I had no way to connect to the sheer horror of what happened. The faces of the prisoners, in the pictures taken as they were checked in, are of all ages, men and women, children and older. They are just looking, uncomprehending, numbers on their chests. One was smiling defiantely. But they are only pictures. The blood on the floor, the bed frames -- only the grainy, black and white pictures of prostrate bodies where they were found are proof there were people here, suffering and dying. But the ego cannot think of it, can't even conceive of it. 

Something that I particularly noticed was the pictures of the citizens cheering the Khmer Rouge, thinking the civil war was over and peace was on the way.  
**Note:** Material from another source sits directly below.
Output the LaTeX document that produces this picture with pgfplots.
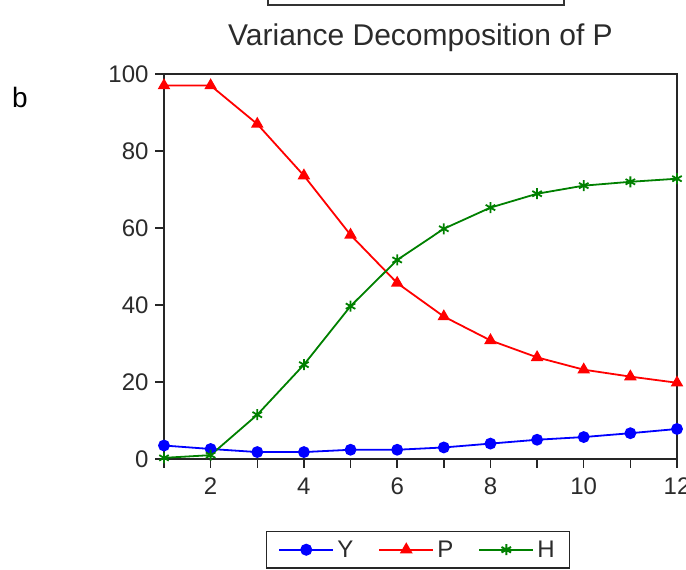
\documentclass[border=0pt]{standalone}
\usepackage{fontspec}
\setmainfont{Liberation Sans}
\usepackage{pgfplots}
\pgfplotsset{compat=1.18}
\definecolor{txt}{HTML}{2B2B2B}
\definecolor{serY}{RGB}{0,0,255}
\definecolor{serP}{RGB}{255,0,0}
\definecolor{serH}{RGB}{0,128,0}

\begin{document}
\begin{tikzpicture}
\useasboundingbox (0,0) rectangle (686pt,570pt);
% bottom of the previous panel's legend box
\draw[line width=1.5pt, black!80] (268pt,575pt) -- (268pt,565pt) -- (564pt,565pt) -- (564pt,575pt);
\node[anchor=base west, inner sep=0pt, font=\fontsize{28}{32}\selectfont] at (12pt,462pt) {b};
\begin{axis}[
  scale only axis, width=513pt, height=385pt,
  at={(164pt,111pt)}, anchor=south west,
  xmin=1, xmax=12, ymin=0, ymax=100,
  xtick={2,4,...,12}, minor xtick={1,3,...,11},
  ytick={0,20,...,100},
  tick pos=left, tick align=outside,
  major tick length=9pt, minor tick length=9pt,
  every tick/.style={black!85, line width=1.5pt},
  axis line style={line width=1.8pt, black!85},
  ticklabel style={font=\fontsize{24}{27}\selectfont, text=txt},
  xticklabel style={yshift=-6pt},
  yticklabel style={xshift=-3pt},
  /pgf/number format/assume math mode=true,
  title={Variance Decomposition of P},
  title style={at={(0.5,1)}, anchor=base, yshift=22pt, font=\fontsize{30}{34}\selectfont, text=txt},
  legend columns=3,
  legend cell align=left,
  legend style={at={(0.495,-0.187)}, anchor=north, draw=black!85, line width=1.5pt,
    font=\fontsize{24}{27}\selectfont, text=txt, inner xsep=12pt, inner ysep=7pt,
    nodes={inner xsep=3pt},
    /tikz/every even column/.append style={column sep=22pt}},
  legend image code/.code={\draw[mark repeat=2,mark phase=2,#1,line width=2pt] plot coordinates {(0pt,0pt) (27pt,0pt) (54pt,0pt)};},
]
\addplot[serY, line width=1.8pt, mark=*, mark size=5pt] coordinates {
(1,3.5) (2,2.6) (3,1.8) (4,1.8) (5,2.4) (6,2.4) (7,3.0) (8,4.0) (9,5.0) (10,5.7) (11,6.7) (12,7.8)};
\addlegendentry{Y}
\addplot[serP, line width=1.8pt, mark=triangle*, mark size=5.5pt] coordinates {
(1,97) (2,97) (3,87) (4,73.6) (5,58.2) (6,45.7) (7,37) (8,30.8) (9,26.4) (10,23.2) (11,21.4) (12,19.8)};
\addlegendentry{P}
\addplot[serH, line width=1.8pt, mark=asterisk, mark size=5.5pt] coordinates {
(1,0.3) (2,1) (3,11.5) (4,24.5) (5,39.7) (6,51.7) (7,59.8) (8,65.3) (9,68.9) (10,71) (11,72) (12,72.8)};
\addlegendentry{H}
\end{axis}
\end{tikzpicture}
\end{document}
I was numb, wandering through the mostly empty halls and rooms, just the few remnants of pain scattered across swept floors. Even the room with the skulls, crushed bones, the pictures of fields filled with skeletons, it hardly seems real, these grainy photos of suffering.

I wanted to feel something, get a sense of the energy. But all I saw was suffering too great to be touched, to be shared at this instant in time, except to understand that what happened is beyond words. What happened there are memories now, but still there, like the building itself, right in the middle of the city. Quietly a part of life, inconceiveably ugly in its history and unnoticed by the outside world, but here.

The only real thing for me was a quick conversation with a curious and friendly the young Cambodian woman studying history, who wanted to know where I was from, how long I was in Cambodia, and if I was married (I'm 22, honey, not gonna happen any time soon), and the crew of motodop drivers trying to read the tattoo on my leg and asking, as people do when they figure it out, if I like to dance. It was like the color against a black and white world. 

That and the grass in the courtyard, brilliantly green and unkept.